RECENT EXPLOSIVE ERUPTIONS AT THE VALLES CALDERA, NEW MEXICO: INSIGHT INTO DYNAMICS FROM PUMICE TEXTURES

Calderas can remain ‘restless’ for long periods of time following their climactic episodes, leading to smaller scale inter-caldera eruptions. The Valles Caldera, NM, experienced two caldera forming eruptions ~1.6 Ma and ~1.2 Ma, while its most recent small-scale eruption occurred ~74 ka, producing the El Cajete (EC) pyroclastic deposits. The EC deposits are petrographically and compositionally different from the caldera-forming eruptions indicating a new batch of magma was beneath the caldera at the time of the eruption. Prior work hypothesizes that recent volcanic activity at the Valles Caldera was the result of magma mixing which has left the system in an eruptible state, with additional geophysical evidence placing the body at 5 – 15 km depth with >10% melt fraction. Pumice clast characterization of the Lower and Upper I Units of the EC fall unit shows a wide range in densities (360 - 2800 kg/m³, with peak occurrence near the low-end of the range), which suggests that the gas available to drive the eruptions was significant.
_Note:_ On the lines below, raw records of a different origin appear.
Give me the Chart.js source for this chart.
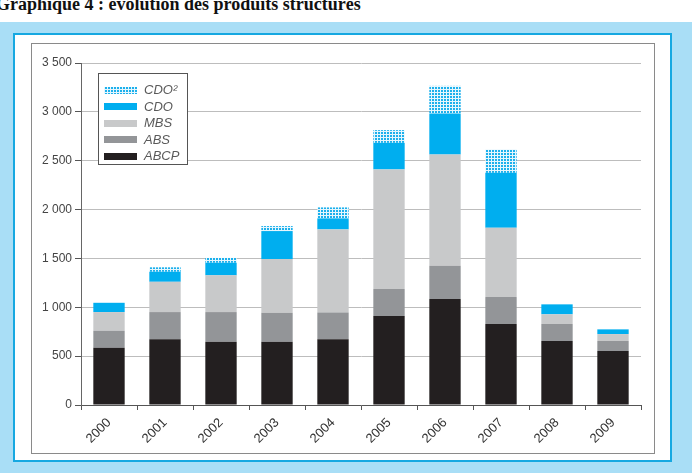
<!DOCTYPE html>
<html><head><meta charset="utf-8">
<script src="https://cdn.jsdelivr.net/npm/chart.js@4/dist/chart.umd.min.js"></script>
<style>
html,body{margin:0;padding:0;width:692px;height:473px;overflow:hidden;background:#fff;}
#title{position:absolute;left:-4px;top:-5px;font:bold 18px/18px "Liberation Serif","Times New Roman",serif;color:#111;white-space:nowrap;}
#band{position:absolute;left:0;top:22px;width:692px;height:451px;background:#a9def6;}
#frame{position:absolute;left:13px;top:33px;width:655px;height:425px;border:2px solid #16a8e1;background:#fff;}
#panel{position:absolute;left:31px;top:43px;width:622px;height:409px;border:1px solid #8a8a8a;background:#fff;}
#wrap{position:absolute;left:0;top:0;width:692px;height:473px;}
</style></head>
<body>
<div id="title">Graphique 4 : évolution des produits structurés</div>
<div id="band"></div>
<div id="frame"></div>
<div id="panel"></div>
<div id="wrap"><canvas id="c" width="692" height="473"></canvas></div>
<script>
const years = ["2000","2001","2002","2003","2004","2005","2006","2007","2008","2009"];
const abcp = [586, 672, 648, 648, 672, 910, 1084, 829, 655, 552];
const abs  = [174, 279, 303, 296, 275, 277, 341, 276, 174, 103];
const mbs  = [191, 310, 376, 550, 850, 1224, 1138, 709, 99, 71];
const cdo  = [95, 103, 129, 286, 113, 272, 421, 562, 102, 48];
const cdo2 = [0, 45, 50, 51, 112, 130, 282, 239, 0, 0];
const yTicks = [0, 500, 1000, 1500, 2000, 2500, 3000, 3500];

function makePattern(){
  const p = document.createElement('canvas'); p.width = 3; p.height = 3;
  const g = p.getContext('2d');
  g.fillStyle = '#1cb0ec'; g.fillRect(0,0,3,3);
  g.fillStyle = '#e6f6fd'; g.fillRect(0,2,3,1); g.fillRect(2,0,1,3);
  return g.createPattern(p,'repeat');
}
const pat = makePattern();

const legendPlugin = {
  id:'boxLegend',
  afterDraw(chart){
    const ctx = chart.ctx;
    ctx.save();
    ctx.fillStyle='#fff';
    ctx.fillRect(98.5,73.5,89,91);
    ctx.strokeStyle='#555'; ctx.lineWidth=1;
    ctx.strokeRect(98.5,73.5,89,91);
    const ds = chart.data.datasets.slice().reverse();
    ds.forEach((d,i)=>{
      const cy = 90 + i*16.5;
      ctx.fillStyle = d.backgroundColor;
      ctx.fillRect(104, Math.round(cy-3.5), 33, 7);
      ctx.fillStyle = '#5a5a5a';
      ctx.font = 'italic 13px "Liberation Sans", Arial, sans-serif';
      ctx.textBaseline = 'middle';
      ctx.textAlign = 'left';
      ctx.fillText(d.label, 144, cy+0.5);
    });
    ctx.restore();
  }
};

new Chart(document.getElementById('c'), {
  type:'bar',
  data:{
    labels: years,
    datasets:[
      {label:'ABCP', data:abcp, backgroundColor:'#231f20'},
      {label:'ABS', data:abs, backgroundColor:'#939598'},
      {label:'MBS', data:mbs, backgroundColor:'#c8c9ca'},
      {label:'CDO', data:cdo, backgroundColor:'#00aeef'},
      {label:'CDO²', data:cdo2, backgroundColor:pat}
    ]
  },
  options:{
    responsive:false,
    animation:false,
    layout:{padding:{left:0,top:63,right:51,bottom:0}},
    datasets:{bar:{categoryPercentage:1, barPercentage:0.56, borderWidth:0}},
    plugins:{legend:{display:false}, tooltip:{enabled:false}},
    scales:{
      x:{
        stacked:true,
        afterFit(s){ s.height = 68; },
        grid:{display:true, drawOnChartArea:false, drawTicks:true, offset:true, tickLength:5, tickColor:'#555'},
        border:{display:true, color:'#555', width:1},
        ticks:{minRotation:45, maxRotation:45, padding:5, color:'#333', font:{family:'"Liberation Sans", Arial, sans-serif', size:13}}
      },
      y:{
        stacked:true, min:0, max:3500,
        afterFit(s){ s.width = 81; },
        afterBuildTicks(s){ s.ticks = yTicks.map(v=>({value:v})); },
        grid:{color:'#bdbdbd', lineWidth:1, tickLength:6, tickColor:'#555'},
        border:{display:true, color:'#666', width:1},
        ticks:{padding:3, color:'#444', font:{family:'"Liberation Sans", Arial, sans-serif', size:12},
          callback:v=>String(v).replace(/\B(?=(\d{3})+(?!\d))/g,' ')}
      }
    }
  },
  plugins:[legendPlugin]
});
</script>
</body></html>
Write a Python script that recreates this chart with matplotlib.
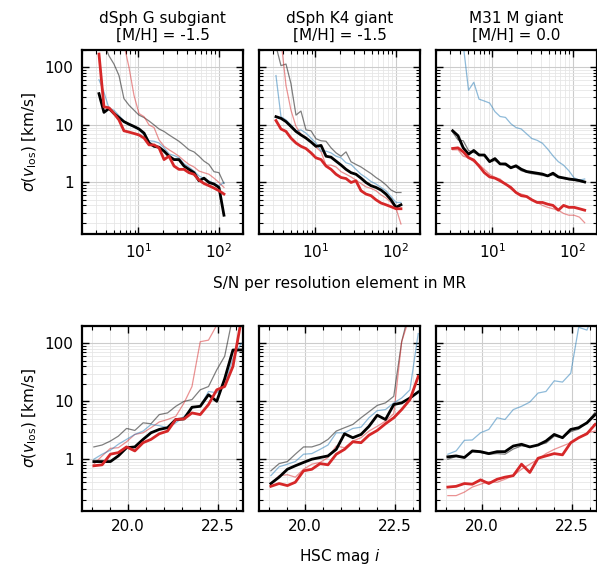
import matplotlib
matplotlib.use("Agg")
import matplotlib.pyplot as plt
from matplotlib.ticker import FuncFormatter, NullFormatter, LogLocator, MultipleLocator

plt.rcParams['font.family'] = ['DejaVu Sans']
plt.rcParams['font.size'] = 11

titles = ["dSph G subgiant\n[M/H] = -1.5", "dSph K4 giant\n[M/H] = -1.5", "M31 M giant\n[M/H] = 0.0"]

# S/N grids (top row)
sn_g = [3.25, 3.75, 4.33, 4.99, 5.76, 6.64, 7.67, 8.85, 10.2, 11.8, 13.6, 15.7, 18.1,
        20.9, 24.1, 27.8, 32.0, 37.0, 42.6, 49.2, 56.8, 65.5, 75.5, 87.2, 100.6, 116.0]
sn_k = [3.25, 3.75, 4.33, 4.99, 5.76, 6.64, 7.67, 8.85, 10.2, 11.8, 13.6, 15.7, 18.1,
        20.9, 24.1, 27.8, 32.0, 37.0, 42.6, 49.2, 56.8, 65.5, 75.5, 87.2, 100.6, 116.0]
sn_m = [3.22, 3.75, 4.36, 5.07, 5.89, 6.85, 7.97, 9.27, 10.8, 12.5, 14.6, 17.0, 19.7,
        22.9, 26.7, 31.0, 36.1, 42.0, 48.8, 56.8, 66.1, 76.8, 89.4, 104.0, 120.9, 140.6]

# magnitude grid (bottom row)
mag = [19.05, 19.28, 19.51, 19.73, 19.96, 20.19, 20.42, 20.64, 20.87, 21.10,
       21.33, 21.56, 21.78, 22.01, 22.24, 22.47, 22.69, 22.92, 23.15]

# ---- top row: sigma vs S/N ----
g_black = [34.9, 16.5, 19.3, 15.8, 13.4, 11.4, 10.3, 9.4, 8.5, 7.2, 4.85, 4.25, 4.1,
           3.5, 2.86, 2.5, 2.5, 1.93, 1.69, 1.48, 1.07, 1.19, 1.0, 0.94, 0.82, 0.27]
g_red = [170, 20.6, 19.8, 15.8, 12.2, 7.9, 7.5, 7.1, 6.7, 5.9, 4.5, 4.5, 4.0,
         2.5, 2.86, 1.93, 1.69, 1.69, 1.48, 1.39, 1.1, 0.96, 0.88, 0.8, 0.72, 0.63]
g_grey = [500, 260, 158, 114, 72, 28.6, 22, 18, 14.8, 13.4, 11.7, 10, 8.5,
          7.7, 6.7, 5.9, 5.2, 4.4, 3.7, 3.4, 2.86, 2.35, 2.06, 1.54, 1.48, 0.96]
g_lred = [2000, 1500, 1000, 800, 600, 250, 100, 32.6, 15.8, 13.9, 10, 9, 5.5,
          4.25, 3.7, 3.27, 2.86, 2.4, 2.06, 1.86, 1.58, 1.48, 1.39, 1.19, 1.0, 0.82]
g_blue = [61, 37, 19.3, 18, 14.5, 11.7, 10, 9.2, 8.2, 6.7, 5.3, 5.2, 4.85,
          4.0, 3.14, 2.94, 2.68, 2.12, 1.86, 1.58, 1.3, 1.17, 1.07, 0.96, 0.88, 1.0]

k_black = [13.9, 13.0, 11.4, 9.4, 7.7, 6.7, 5.9, 5.05, 4.25, 4.4, 2.86, 2.75, 2.35,
           2.01, 1.69, 1.48, 1.39, 1.19, 1.0, 0.88, 0.82, 0.74, 0.63, 0.5, 0.37, 0.41]
k_red = [11.9, 8.5, 7.7, 5.9, 4.85, 4.25, 3.88, 3.27, 2.68, 2.5, 1.93, 1.69, 1.39,
         1.22, 1.17, 1.0, 1.07, 0.72, 0.63, 0.59, 0.5, 0.44, 0.41, 0.38, 0.35, 0.35]
k_grey = [235, 107, 114, 52, 14.8, 17.4, 8.2, 7.9, 5.75, 5.3, 5.2, 4.0, 3.27,
          2.86, 3.4, 2.29, 2.06, 1.86, 1.63, 1.43, 1.22, 1.07, 0.91, 0.74, 0.67, 0.67]
k_lred = [700, 300, 48.5, 18, 9.4, 6.9, 6.1, 5.05, 4.1, 3.4, 2.0, 2.0, 1.86,
          1.54, 1.39, 1.25, 1.1, 0.96, 0.84, 0.79, 0.72, 0.61, 0.54, 0.45, 0.36, 0.19]
k_blue = [72, 13.9, 12.2, 10, 7.9, 8.2, 7.2, 5.9, 4.85, 3.5, 3.5, 3.27, 2.86,
          2.68, 2.2, 2.06, 1.69, 1.39, 1.22, 1.04, 0.94, 0.82, 0.72, 0.57, 0.45, 0.45]

m_black = [7.9, 6.5, 4.0, 3.1, 3.6, 3.0, 3.0, 2.3, 2.6, 2.1, 2.1, 1.8, 1.95,
           1.7, 1.55, 1.5, 1.45, 1.4, 1.3, 1.45, 1.25, 1.2, 1.15, 1.12, 1.08, 1.02]
m_red = [3.9, 4.0, 3.4, 2.7, 2.45, 1.93, 1.48, 1.25, 1.19, 1.07, 0.94, 0.82, 0.67,
         0.59, 0.57, 0.5, 0.45, 0.45, 0.42, 0.4, 0.33, 0.4, 0.37, 0.37, 0.35, 0.33]
m_grey = [7.5, 5.5, 5.3, 3.6, 3.3, 3.1, 2.9, 2.3, 2.4, 2.1, 2.0, 1.8, 1.85,
          1.6, 1.5, 1.42, 1.38, 1.32, 1.3, 1.35, 1.22, 1.18, 1.12, 1.1, 1.05, 1.0]
m_lred = [3.7, 3.7, 2.86, 2.68, 2.29, 2.06, 1.69, 1.39, 1.22, 1.15, 0.94, 0.77, 0.67,
          0.63, 0.59, 0.5, 0.45, 0.4, 0.37, 0.35, 0.33, 0.29, 0.27, 0.27, 0.25, 0.2]
m_blue = [1000, 600, 250, 40, 55, 28, 26, 24, 17, 14, 13.5, 10.5, 9,
          8.5, 7, 5.8, 5.4, 4.8, 3.8, 2.9, 2.3, 2.0, 1.6, 1.2, 1.1, 1.15]

# ---- bottom row: sigma vs magnitude ----
gm_black = [0.91, 0.91, 0.91, 1.14, 1.58, 1.63, 2.2, 2.86, 3.27, 3.5, 4.85, 4.97,
            7.9, 8.2, 13, 10, 24.5, 77, 77]
gm_red = [0.77, 0.8, 1.22, 1.3, 1.63, 1.39, 1.93, 2.2, 2.75, 3.06, 4.85, 4.97,
          6.3, 5.9, 8.8, 15.8, 18, 40, 250]
gm_grey = [1.63, 1.76, 2.06, 2.5, 3.4, 3.14, 4.25, 4.1, 5.9, 6.3, 8.2, 10, 10.7,
           15.8, 18, 35, 60, 300, 800]
gm_lred = [0.82, 1.14, 1.54, 1.58, 2.0, 2.68, 2.86, 3.5, 4.4, 4.85, 5.5, 9.4, 18,
           107, 114, 207, 400, 700, 1000]
gm_blue = [1.0, 1.22, 1.43, 1.81, 2.2, 2.68, 3.06, 3.98, 3.8, 3.5, 4.25, 5.5, 7.7,
           8.2, 14.8, 14, 19.3, 55, 100]

km_black = [0.38, 0.49, 0.67, 0.77, 0.88, 1.0, 1.07, 1.14, 1.48, 2.75, 2.35, 2.68,
            3.7, 5.75, 4.85, 8.8, 9.4, 11.4, 14.5]
km_red = [0.34, 0.38, 0.35, 0.4, 0.63, 0.67, 0.84, 0.8, 1.22, 1.48, 2.0, 1.93,
          2.6, 3.14, 4.1, 5.2, 7.2, 10.7, 26.8]
km_grey = [0.63, 0.84, 0.91, 1.22, 1.63, 1.63, 1.81, 2.2, 3.06, 3.5, 3.98, 5.2,
           6.6, 8.5, 9.4, 12.2, 107, 400, 800]
km_lred = [0.37, 0.52, 0.54, 0.49, 0.67, 0.82, 0.88, 1.07, 1.69, 1.58, 2.06, 2.35,
           3.06, 3.7, 4.55, 6.1, 107, 300, 600]
km_blue = [0.52, 0.74, 0.82, 0.91, 1.22, 1.25, 1.48, 1.76, 2.86, 2.86, 3.4, 3.58,
           5.2, 6.9, 7.2, 9.4, 11.4, 15.8, 148]

mm_black = [1.1, 1.14, 1.07, 1.39, 1.35, 1.25, 1.35, 1.35, 1.69, 1.81, 1.63, 1.76,
            2.06, 2.68, 2.35, 3.27, 3.5, 4.25, 5.9]
mm_red = [0.33, 0.34, 0.38, 0.37, 0.44, 0.38, 0.45, 0.49, 0.52, 0.82, 0.59, 1.04,
          1.14, 1.25, 1.19, 1.93, 2.35, 2.75, 4.0]
mm_grey = [1.0, 1.12, 1.07, 1.35, 1.3, 1.22, 1.25, 1.22, 1.5, 1.7, 1.63, 1.76,
           1.9, 2.5, 2.35, 3.0, 3.3, 4.3, 6.5]
mm_lred = [0.235, 0.235, 0.27, 0.33, 0.37, 0.41, 0.4, 0.45, 0.52, 0.67, 0.82, 1.0,
           1.25, 1.48, 1.69, 1.93, 2.35, 2.86, 3.06]
mm_blue = [1.22, 1.39, 2.12, 2.15, 2.86, 3.27, 5.2, 4.85, 7.2, 8.2, 9.7, 13.9,
           14.8, 22.6, 21.5, 30.6, 190, 170, 400]

top_data = [
    (sn_g, g_black, g_red, g_grey, g_lred, g_blue),
    (sn_k, k_black, k_red, k_grey, k_lred, k_blue),
    (sn_m, m_black, m_red, m_grey, m_lred, m_blue),
]
bot_data = [
    (mag, gm_black, gm_red, gm_grey, gm_lred, gm_blue),
    (mag, km_black, km_red, km_grey, km_lred, km_blue),
    (mag, mm_black, mm_red, mm_grey, mm_lred, mm_blue),
]

RED = '#d62728'
BLUE = '#1f77b4'

W, H = 597, 577
fig = plt.figure(figsize=(W / 100, H / 100), dpi=100)

lefts = [82, 259, 436]
pw = 161
rows = [(50, 233.5), (326, 510.5)]


def style(ax):
    ax.set_yscale('log')
    ax.set_ylim(0.13, 200)
    ax.tick_params(which='both', direction='in', top=True, right=True, pad=6)
    ax.tick_params(which='major', length=5, width=1.0)
    ax.tick_params(which='minor', length=3, width=0.8)
    for s in ax.spines.values():
        s.set_linewidth(1.6)
    ax.yaxis.set_major_locator(LogLocator(base=10, numticks=10))
    ax.yaxis.set_minor_locator(LogLocator(base=10, subs=[2, 3, 4, 5, 6, 7, 8, 9], numticks=20))
    ax.yaxis.set_major_formatter(FuncFormatter(lambda v, p: f'{v:g}'))
    ax.yaxis.set_minor_formatter(NullFormatter())
    ax.grid(which='major', color='0.8', lw=0.8)
    ax.grid(which='minor', color='0.9', lw=0.6)
    ax.set_axisbelow(True)


def draw(ax, x, black, red, grey, lred, blue):
    ax.plot(x, grey, color='black', alpha=0.5, lw=0.9)
    ax.plot(x, lred, color=RED, alpha=0.5, lw=0.9)
    ax.plot(x, blue, color=BLUE, alpha=0.5, lw=0.9)
    ax.plot(x, black, color='black', lw=2.0)
    ax.plot(x, red, color=RED, lw=2.0)


for r, (ytop, ybot) in enumerate(rows):
    for c in range(3):
        ax = fig.add_axes([lefts[c] / W, 1 - ybot / H, pw / W, (ybot - ytop) / H])
        style(ax)
        if r == 0:
            ax.set_xscale('log')
            ax.set_xlim(2, 200)
            ax.xaxis.set_minor_formatter(NullFormatter())
            draw(ax, *top_data[c])
            ax.set_title(titles[c], fontsize=11, pad=7)
        else:
            ax.set_xlim(18.72, 23.2)
            ax.xaxis.set_major_locator(MultipleLocator(2.5))
            ax.xaxis.set_minor_locator(MultipleLocator(0.5))
            ax.xaxis.set_major_formatter(FuncFormatter(lambda v, p: f'{v:.1f}'))
            draw(ax, *bot_data[c])
        if c == 0:
            ax.set_ylabel(r'$\sigma(v_{\rm los})$ [km/s]', fontsize=11)
        else:
            ax.tick_params(labelleft=False)

fig.text(340 / W, 1 - 283 / H, 'S/N per resolution element in MR', ha='center', va='center', fontsize=11)
fig.text(340 / W, 1 - 557 / H, r'HSC mag $i$', ha='center', va='center', fontsize=11)

fig.savefig('out.png', dpi=100)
Here we present new thin section analysis of the clasts at a range of densities under a petrographic microscope and SEM that document the crystal phases, textures, and bubble morphologies present. Bubble textures correlate with pumice densities as denser clasts show elongated stretched bubble textures while lower density clasts show more rounded bubbles, potentially reflecting differences between clasts derived from near the conduit walls versus those derived from near the conduit central axis. Images also reveal highly sheared zones and a glassy matrix nearly devoid of microlites, both indicative of very high ascent rates, and consistent with field-based reconstructions of plume heights and mass eruption rates. Zone variability in mineralogy as well as sharp interfaces between zones support the hypothesis that magma mixing triggered the eruption. Next steps will use bubble characteristics to quantitatively constrain decompression rates and characterize strain rates.